Désormais, ces données sont exploitées dans 3 domaines. D’abord, elles sont utilisées pour améliorer le design du jeu : les concepteurs d’un jeu en ligne ont accès à des éléments extrêmement basiques comme le nombre de joueurs qui se regroupent à un endroit particulier. Quand tel est le cas, ils peuvent s’apercevoir d’un éventuel problème : y a-t-il par exemple trop peu de quêtes ou de défis ? Ensuite, toutes ces données permettent de mieux analyser les ventes. Et enfin, les joueurs d’un jeu en ligne génèrent des informations susceptibles d’être utilisées à des fins de marketing, surtout lorsqu’il s’agit de réaliser une connexion avec un public de millennials traditionnellement difficile à atteindre – mais particulièrement friand de jeux.
Encore aucune idée
Si les informations susceptibles d’être récoltées sont multiples, il reste un potentiel inexploité gigantesque face aux volumes astronomiques de données générées par les joueurs de jeux vidéo, estime Paul Brook, big data analytics team lead pour la zone EMEA du spécialiste américain du datamining Dell EMC. ” Les jeux vidéo sont, de par leur nature même, un produit numérique. Il est dès lors évident qu’ils génèrent énormément de données, confirme-t-il. Et comme ils sont presque tous connectés à l’internet, les données générées peuvent être collectées. Le service de streaming de films Netflix doit son succès au fait qu’il enregistre le moindre comportement de ses utilisateurs. Y compris combien de fois un spectateur a mis un épisode d’une série TV sur pause, car ce comportement en dit long : que le spectateur a bel et bien visionné cet épisode par exemple, car les pauses indiquent en général un coup de téléphone ou un passage aux toilettes. Et bien, dans le cas des jeux, cette proximité de l’information est en général plus grand d’un facteur 2 ou 3. Un joueur dans un jeu de construction urbaine peut par exemple reniveller plusieurs fois son terrain ou un joueur dans un tir peut préférer une arme particulière. En soi, ces fragments de données n’ont guère de valeur. Mais lorsqu’il est possible de les associer à d’autres éléments, de nouvelles choses peuvent être découvertes à propos du public en question. ”

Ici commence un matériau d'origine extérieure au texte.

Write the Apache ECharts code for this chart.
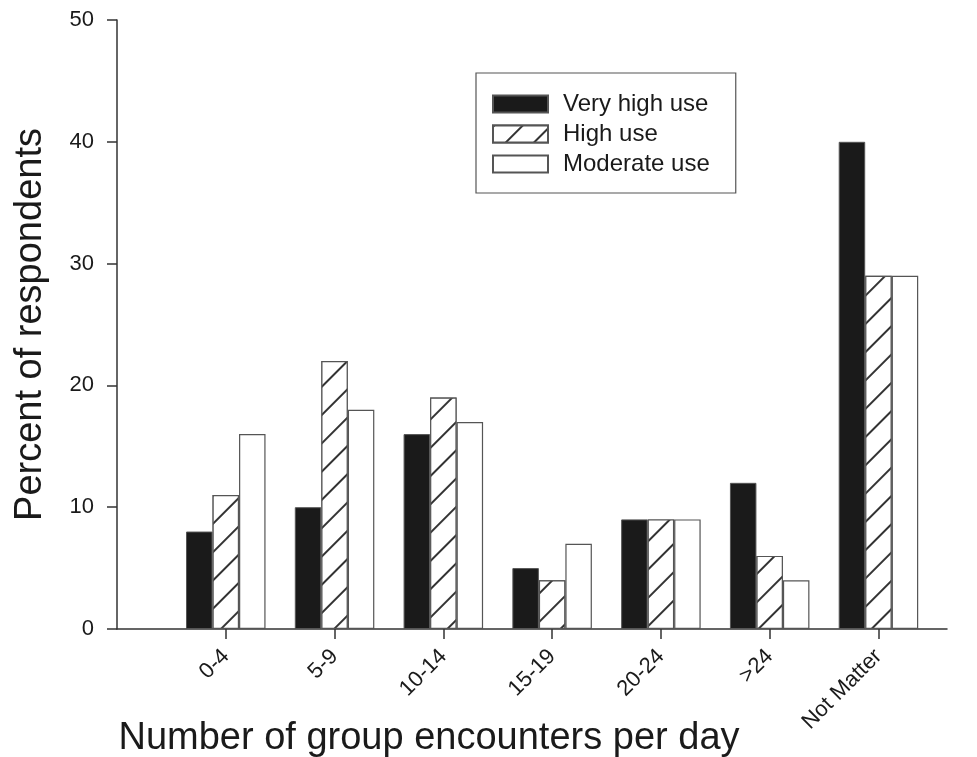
<!DOCTYPE html>
<html><head><meta charset="utf-8">
<script src="https://cdn.jsdelivr.net/npm/echarts@6/dist/echarts.min.js"></script>
<style>html,body{margin:0;padding:0;background:#fff;overflow:hidden}#c{width:977px;height:757px}</style>
</head><body><div id="c"></div>
<script>
const categories = ['0-4','5-9','10-14','15-19','20-24','>24','Not Matter'];
const seriesNames = ['Very high use','High use','Moderate use'];
const veryHigh = [8,10,16,5,9,12,40];
const high = [11,22,19,4,9,6,29];
const moderate = [16,18,17,7,9,4,29];
const yTicks = [0,10,20,30,40,50];

const font = 'Liberation Sans, Arial, sans-serif';
const edge = '#555';
const pos = categories.map((c,i)=>i+1);
function pts(arr){return arr.map((v,i)=>[i+1,v]);}

const chart = echarts.init(document.getElementById('c'));
chart.setOption({
  animation:false,
  backgroundColor:'#fff',
  textStyle:{fontFamily:font},
  grid:{left:117,top:20,width:830,height:609,containLabel:false,outerBoundsMode:'none'},
  legend:{
    orient:'vertical', left:476, top:73,
    padding:[19,26,17,16], itemGap:6, itemWidth:55, itemHeight:17,
    borderColor:edge, borderWidth:1.2,
    textStyle:{fontSize:24, color:'#1a1a1a', fontFamily:font, lineHeight:23, padding:[0,0,0,10]},
    icon:'rect', selectedMode:false,
    data:seriesNames
  },
  xAxis:{
    type:'value', min:0, max:7.63,
    name:'Number of group encounters per day', nameLocation:'middle', nameGap:91, nameMoveOverlap:false,
    nameTextStyle:{fontSize:38, color:'#1a1a1a', fontFamily:font, padding:[0,0,0,-206]},
    splitLine:{show:false},
    axisLine:{show:true, onZero:false, lineStyle:{color:'#333', width:1.5}},
    axisTick:{show:true, inside:false, length:10, customValues:pos, lineStyle:{color:'#333', width:1.5}},
    axisLabel:{rotate:45, fontSize:22, color:'#1a1a1a', margin:24, fontFamily:font,
      customValues:pos,
      formatter:function(v){const i=Math.round(v)-1;return categories[i]||'';}}
  },
  yAxis:{
    type:'value', min:0, max:50, interval:10,
    name:'Percent of respondents', nameLocation:'middle', nameGap:67, nameMoveOverlap:false,
    nameTextStyle:{fontSize:38, color:'#1a1a1a', fontFamily:font},
    splitLine:{show:false},
    axisLine:{show:true, lineStyle:{color:'#333', width:1.5}},
    axisTick:{show:true, inside:false, length:10, lineStyle:{color:'#333', width:1.5}},
    axisLabel:{fontSize:22, color:'#1a1a1a', margin:23, fontFamily:font,
      formatter:function(v){return yTicks.indexOf(v)>=0?String(v):'';}}
  },
  series:[
    {name:seriesNames[0], type:'bar', data:pts(veryHigh), barWidth:26.5, barGap:'0%',
      itemStyle:{color:'#1a1a1a', borderColor:edge, borderWidth:1}},
    {name:seriesNames[1], type:'bar', data:pts(high), barWidth:26.5, barGap:'0%',
      itemStyle:{color:'#fff', borderColor:edge, borderWidth:1.2,
        decal:{symbol:'rect', symbolSize:1, color:'#333', backgroundColor:'#fff',
          dashArrayX:[[1,0]], dashArrayY:[1.3,17.6], rotation:-Math.PI/4}}},
    {name:seriesNames[2], type:'bar', data:pts(moderate), barWidth:26.5, barGap:'0%',
      itemStyle:{color:'#fff', borderColor:edge, borderWidth:1.2}}
  ]
});
</script></body></html>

La connaissance plus pointue de ces trillions de données de joueurs peut même créer un effet de rupture sur un marché du jeu vidéo estimé à quelque 100 milliards ? par an, affirme encore Brook. Certes, celui-ci ne sait pas encore quelle forme prendra cette rupture, mais il est convaincu que celle-ci sera liée à l’expérience ressentie par le joueur. ” Les concepteurs de jeux vidéo doivent utiliser plus intelligemment les données collectées pour leur permettre de limiter les risques liés à leur activité, analyse Brook. Les entreprises qui exploiteront correctement ces données à l’avenir peuvent être à l’origine d’une rupture majeure du secteur. Elles vont être confrontées au phénomène Uber : tout comme ce service de taxis en ligne est parvenu à créer un nouveau flux de revenus en éliminant les coûts traditionnels des compagnies de taxis grâce à la corrélation entre des données apparemment sans lien entre elles. Cette évolution touchera aussi le secteur des jeux. ”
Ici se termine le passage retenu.